PaddlePaddle / Paddle

PArallel Distributed Deep LEarning: Machine Learning Framework from Industrial Practice (『飞桨』核心框架,深度学习&机器学习高性能单机、分布式训练和跨平台部署)
http://www.paddlepaddle.org/
Apache License 2.0
22.24k stars 5.59k forks source link

Semantic Role Labeling - Unable to train beyond 120 passes #720

Closed chaitjo closed 7 years ago

chaitjo commented 7 years ago

I'm trying out the demo for Semantic Role Labeling from here and ran into some problems while running training.

I set the number of passes as 500 in train.sh. Here are the parameters I used for training after downloading the data -

set -e
paddle train \
  --config=./db_lstm.py \
  --use_gpu=0 \
  --log_period=5000 \
  --trainer_count=1 \
  --show_parameter_stats_period=5000 \
  --save_dir=./output \
  --num_passes=500 \
  --average_test_period=10000000 \
  --init_model_path=./data \
  --load_missing_parameter_strategy=rand \
  --test_all_data_in_one_period=1 \
  2>&1 | tee 'train.log'

I'm using a linux virtual machine with 2 GB ram.

I encountered the following error twice, each time on the 120th pass -

I1203 15:01:13.719069 27973 TrainerInternal.cpp:180]  Pass=120 Batch=1110 samples=148647 AvgCost=0.178114 Eval: __sum_evaluator_0__=0.130679 
I1203 15:02:24.070485 27973 Tester.cpp:111]  Test samples=148647 cost=0.140363 Eval: __sum_evaluator_0__=0.0888548 
I1203 15:02:24.093823 27973 GradientMachine.cpp:112] Saving parameters to ./output/pass-00120
I1203 15:02:24.150364 27973 Util.cpp:226] copy ./db_lstm.py to ./output/pass-00120
..............................................................................................................................................................................................................................................................................................................................................................................................................................................................................................................................................................................................................................................................................................................................................................................................................................................................................................................................................................................Thread [139777238976384] Forwarding hidden0, __embedding_6__, __embedding_5__, __embedding_4__, __embedding_3__, __embedding_2__, __embedding_1__, word_ctx-in_embedding, __embedding_0__, target, mark_data, ctx_p2_data, ctx_p1_data, ctx_0_data, ctx_n1_data, ctx_n2_data, verb_data, word_data, 
*** Aborted at 1480777543 (unix time) try "date -d @1480777543" if you are using GNU date ***
PC: @     0x7f206a3b6fc1 (unknown)
*** SIGFPE (@0x7f206a3b6fc1) received by PID 27973 (TID 0x7f206cad4780) from PID 1782280129; stack trace: ***
    @     0x7f206c3b8330 (unknown)
    @     0x7f206a3b6fc1 (unknown)
/usr/bin/paddle: line 81: 27973 Floating point exception(core dumped) ${DEBUGGER} $MYDIR/../opt/paddle/bin/paddle_trainer ${@:2}

The entire train.log file can be found here.
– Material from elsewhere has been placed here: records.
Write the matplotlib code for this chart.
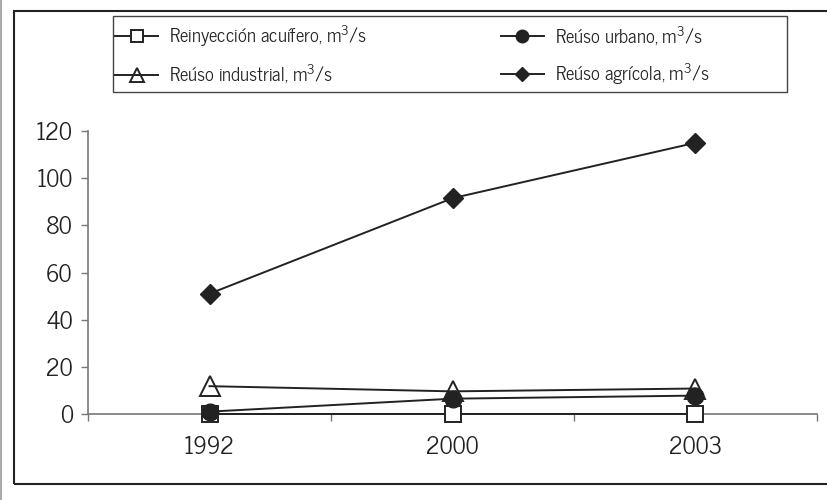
import matplotlib.pyplot as plt
from matplotlib.patches import Rectangle
from matplotlib.lines import Line2D

plt.rcParams['font.family'] = ['News Cycle', 'DejaVu Sans']
plt.rcParams['mathtext.fontset'] = 'custom'
plt.rcParams['mathtext.rm'] = 'News Cycle'
plt.rcParams['mathtext.it'] = 'News Cycle'

years = ['1992', '2000', '2003']
reinyeccion = [0, 0, 0]
urbano = [1, 6.5, 7.8]
industrial = [11.8, 9.6, 10.8]
agricola = [51, 91.5, 115]

labels = ['Reinyección acuífero, m$^{3}$/s', 'Reúso urbano, m$^{3}$/s',
          'Reúso industrial, m$^{3}$/s', 'Reúso agrícola, m$^{3}$/s']

ink = '#222222'
fig = plt.figure(figsize=(8.28, 5.0), dpi=100)
ax = fig.add_axes([0.1063, 0.172, 0.8804, 0.566])

x = list(range(len(years)))
h1, = ax.plot(x, reinyeccion, '-', color=ink, lw=1.4, marker='s', ms=11,
              mfc='white', mec=ink, mew=1.4, zorder=3, clip_on=False)
h2, = ax.plot(x, urbano, '-', color=ink, lw=1.4, marker='o', ms=12,
              mfc=ink, mec=ink, zorder=4, clip_on=False)
h3, = ax.plot(x, industrial, '-', color=ink, lw=1.4, marker='^', ms=14,
              mfc='none', mec=ink, mew=1.4, zorder=5, clip_on=False)
h4, = ax.plot(x, agricola, '-', color=ink, lw=1.4, marker='D', ms=10,
              mfc=ink, mec=ink, zorder=4, clip_on=False)

ax.set_xlim(-0.5, 2.5)
ax.set_ylim(0, 120)
ax.set_yticks(range(0, 121, 20))
ax.set_xticks(x)
ax.set_xticklabels(years)
ax.set_xticks([-0.5, 0.5, 1.5, 2.5], minor=True)
ax.tick_params(axis='x', which='major', length=0, pad=16, labelsize=17, labelcolor=ink)
ax.tick_params(axis='x', which='minor', length=5, width=1, color='#777777', direction='out')
ax.tick_params(axis='y', length=5, width=1, color='#777777', pad=6, labelsize=17, labelcolor=ink)
for s in ['top', 'right']:
    ax.spines[s].set_visible(False)
for s in ['left', 'bottom']:
    ax.spines[s].set_color('#777777')
    ax.spines[s].set_linewidth(1.2)
ax.patch.set_alpha(0)

# legend filled column-wise, so order the handles to read row by row
leg = fig.legend([h1, h3, h2, h4], [labels[0], labels[2], labels[1], labels[3]],
                 ncol=2, loc='upper left', frameon=False,
                 bbox_to_anchor=(115 / 828, 1 - 24 / 500), fontsize=13.5,
                 markerscale=0.75, handlelength=2.3, handletextpad=0.6,
                 columnspacing=7.1, labelspacing=0.75, borderpad=0,
                 borderaxespad=0)
for t in leg.get_texts():
    t.set_color(ink)

# legend box
fig.patches.append(Rectangle((113 / 828, 1 - 92 / 500), 674 / 828, 76 / 500,
                             transform=fig.transFigure, fill=False,
                             edgecolor='#444444', lw=1.0))
# outer frame, open on the right
fig.patches.append(Rectangle((14 / 828, 16 / 500), 1.0, 1 - 27 / 500,
                             transform=fig.transFigure, fill=False,
                             edgecolor='#222222', lw=1.5, clip_on=False))
fig.lines.append(Line2D([1 / 828, 1 / 828], [0, 1], transform=fig.transFigure,
                        color='#999999', lw=1.2))

fig.savefig('out.png', dpi=100)
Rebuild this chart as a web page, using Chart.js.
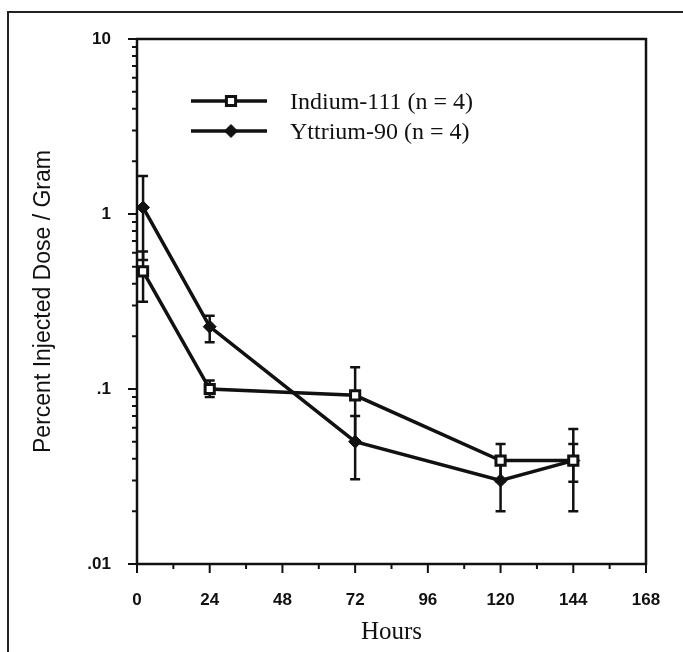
<!DOCTYPE html>
<html>
<head>
<meta charset="utf-8">
<script src="https://cdn.jsdelivr.net/npm/chart.js@4.4.0/dist/chart.umd.min.js"></script>
<style>
  html, body { margin: 0; padding: 0; background: #fff; }
  canvas { display: block; }
</style>
</head>
<body>
<canvas id="chart" width="683" height="652"></canvas>
<script>
// values (percent injected dose / gram)
const hours = [2, 24, 72, 120, 144];
const indium = [0.47, 0.10, 0.092, 0.039, 0.039];
const indiumLow = [0.315, 0.09, 0.051, 0.0295, 0.0295];
const indiumHigh = [0.61, 0.112, 0.133, 0.0485, 0.0485];
const yttrium = [1.09, 0.227, 0.05, 0.03, 0.039];
const yttriumLow = [0.546, 0.185, 0.0305, 0.02, 0.02];
const yttriumHigh = [1.65, 0.262, 0.07, 0.04, 0.059];

const xTicks = [0, 24, 48, 72, 96, 120, 144, 168];
const xTickLabels = ['0', '24', '48', '72', '96', '120', '144', '168'];
const xMinorTicks = [12, 36, 60, 84, 108, 132, 156];
const yTicks = [0.01, 0.1, 1, 10];
const yTickLabels = ['.01', '.1', '1', '10'];

const yMinorTicks = [];
[0.01, 0.1, 1].forEach(d => {
  for (let k = 2; k <= 9; k++) yMinorTicks.push(d * k);
});

const ink = '#111';

const decor = {
  id: 'decor',
  beforeDraw(chart) {
    const ctx = chart.ctx;
    ctx.save();
    ctx.fillStyle = '#fff';
    ctx.fillRect(0, 0, chart.width, chart.height);
    // outer frame of the figure
    ctx.strokeStyle = '#222';
    ctx.lineWidth = 2;
    ctx.strokeRect(8, 12, chart.width + 40, chart.height + 40);
    ctx.restore();
  },
  beforeDatasetsDraw(chart) {
    const ctx = chart.ctx;
    const xs = chart.scales.x, ys = chart.scales.y;
    ctx.save();
    ctx.strokeStyle = ink;
    ctx.lineWidth = 2.5;
    chart.data.datasets.forEach(ds => {
      hours.forEach((h, i) => {
        const px = xs.getPixelForValue(h);
        const lo = ys.getPixelForValue(ds.errLow[i]);
        const hi = ys.getPixelForValue(ds.errHigh[i]);
        ctx.beginPath();
        ctx.moveTo(px, lo); ctx.lineTo(px, hi);
        ctx.moveTo(px - 5, lo); ctx.lineTo(px + 5, lo);
        ctx.moveTo(px - 5, hi); ctx.lineTo(px + 5, hi);
        ctx.stroke();
      });
    });
    ctx.restore();
  },
  afterDraw(chart) {
    const ctx = chart.ctx;
    const a = chart.chartArea;
    const xs = chart.scales.x, ys = chart.scales.y;
    ctx.save();
    ctx.strokeStyle = ink;
    ctx.lineWidth = 2.5;
    ctx.strokeRect(a.left, a.top, a.right - a.left, a.bottom - a.top);

    ctx.beginPath();
    ctx.lineWidth = 2;
    yTicks.forEach(v => {
      const py = ys.getPixelForValue(v);
      ctx.moveTo(a.left - 9, py); ctx.lineTo(a.left, py);
    });
    yMinorTicks.forEach(v => {
      const py = ys.getPixelForValue(v);
      ctx.moveTo(a.left - 5, py); ctx.lineTo(a.left, py);
    });
    xTicks.forEach(v => {
      const px = xs.getPixelForValue(v);
      ctx.moveTo(px, a.bottom); ctx.lineTo(px, a.bottom + 9);
    });
    xMinorTicks.forEach(v => {
      const px = xs.getPixelForValue(v);
      ctx.moveTo(px, a.bottom); ctx.lineTo(px, a.bottom + 5);
    });
    ctx.stroke();

    // legend
    const rows = [101, 131];
    ctx.font = '24px "Liberation Serif", "Times New Roman", serif';
    ctx.textBaseline = 'middle';
    chart.data.datasets.forEach((ds, i) => {
      const y = rows[i];
      ctx.lineWidth = 3.5;
      ctx.beginPath();
      ctx.moveTo(191, y); ctx.lineTo(267, y);
      ctx.stroke();
      ctx.lineWidth = ds.pointBorderWidth;
      ctx.fillStyle = ds.pointBackgroundColor;
      ctx.beginPath();
      if (ds.pointStyle === 'rect') {
        const s = ds.pointRadius * Math.SQRT1_2;
        ctx.rect(231 - s, y - s, 2 * s, 2 * s);
      } else {
        const r = ds.pointRadius;
        ctx.moveTo(231, y - r); ctx.lineTo(231 + r, y);
        ctx.lineTo(231, y + r); ctx.lineTo(231 - r, y);
        ctx.closePath();
      }
      ctx.fill();
      ctx.stroke();
      ctx.fillStyle = ink;
      ctx.fillText(ds.label, 290, y + 2);
    });
    ctx.restore();
  }
};

const tickFont = { family: '"Liberation Sans", Arial, sans-serif', size: 17, weight: 'bold' };

new Chart(document.getElementById('chart'), {
  type: 'line',
  data: {
    datasets: [
      {
        label: 'Indium-111 (n = 4)',
        data: hours.map((h, i) => ({ x: h, y: indium[i] })),
        errLow: indiumLow,
        errHigh: indiumHigh,
        borderColor: ink,
        borderWidth: 3.5,
        tension: 0,
        pointStyle: 'rect',
        pointRadius: 6.5,
        pointBackgroundColor: '#fff',
        pointBorderColor: ink,
        pointBorderWidth: 3
      },
      {
        label: 'Yttrium-90 (n = 4)',
        data: hours.map((h, i) => ({ x: h, y: yttrium[i] })),
        errLow: yttriumLow,
        errHigh: yttriumHigh,
        borderColor: ink,
        borderWidth: 3.5,
        tension: 0,
        pointStyle: 'rectRot',
        pointRadius: 6.5,
        pointBackgroundColor: ink,
        pointBorderColor: ink,
        pointBorderWidth: 1
      }
    ]
  },
  options: {
    responsive: false,
    animation: false,
    devicePixelRatio: 1,
    layout: { padding: { top: 39, right: 37, bottom: 0, left: 0 } },
    plugins: {
      legend: { display: false },
      tooltip: { enabled: false }
    },
    scales: {
      x: {
        type: 'linear',
        min: 0,
        max: 168,
        afterBuildTicks: s => { s.ticks = xTicks.map(v => ({ value: v })); },
        afterFit: s => { s.height = 88; },
        grid: { display: false },
        border: { display: false },
        ticks: {
          color: ink,
          font: tickFont,
          padding: 18,
          maxRotation: 0,
          autoSkip: false,
          callback: (v, i) => xTickLabels[i]
        },
        title: {
          display: true,
          text: 'Hours',
          color: ink,
          font: { family: '"Liberation Serif", "Times New Roman", serif', size: 25 },
          padding: { top: 0, bottom: 5 }
        }
      },
      y: {
        type: 'logarithmic',
        min: 0.01,
        max: 10,
        afterBuildTicks: s => { s.ticks = yTicks.map(v => ({ value: v })); },
        afterFit: s => { s.width = 137; },
        grid: { display: false },
        border: { display: false },
        ticks: {
          color: ink,
          font: tickFont,
          padding: 18,
          autoSkip: false,
          callback: (v, i) => yTickLabels[i]
        },
        title: {
          display: true,
          text: 'Percent Injected Dose / Gram',
          color: ink,
          font: { family: '"Liberation Sans", Arial, sans-serif', size: 23 },
          padding: { top: 30, bottom: 0 }
        }
      }
    }
  },
  plugins: [decor]
});
</script>
</body>
</html>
I believe I can still use the 120th model checkpoint but am yet to try it out.

Why am I unable to train beyond this point and how do I overcome this?

hedaoyuan commented 7 years ago

@zhangjcqq is the author of this demo.

zhangjcqq commented 7 years ago

The parameter configuration is provided for training the CoNLL dataset, while that training data set is not public. Therefore, we use its test part in this demo, just show how to re-implement the related paper's experiments. Actually, running this demo in multiple pass is less meaningful for that user can not obtain a practicable system without big training data set. The float exception is caused by numerical overflow which comes from operating system. Maybe, we need to provide a more friendly approach to deal with it in the future. Gradient clipping strategy and proper parameter such as initialized weights and learning rate are useful to avoid that exception.

Yancey1989 commented 7 years ago

I'll close this issue, if there is an update, please reopen it.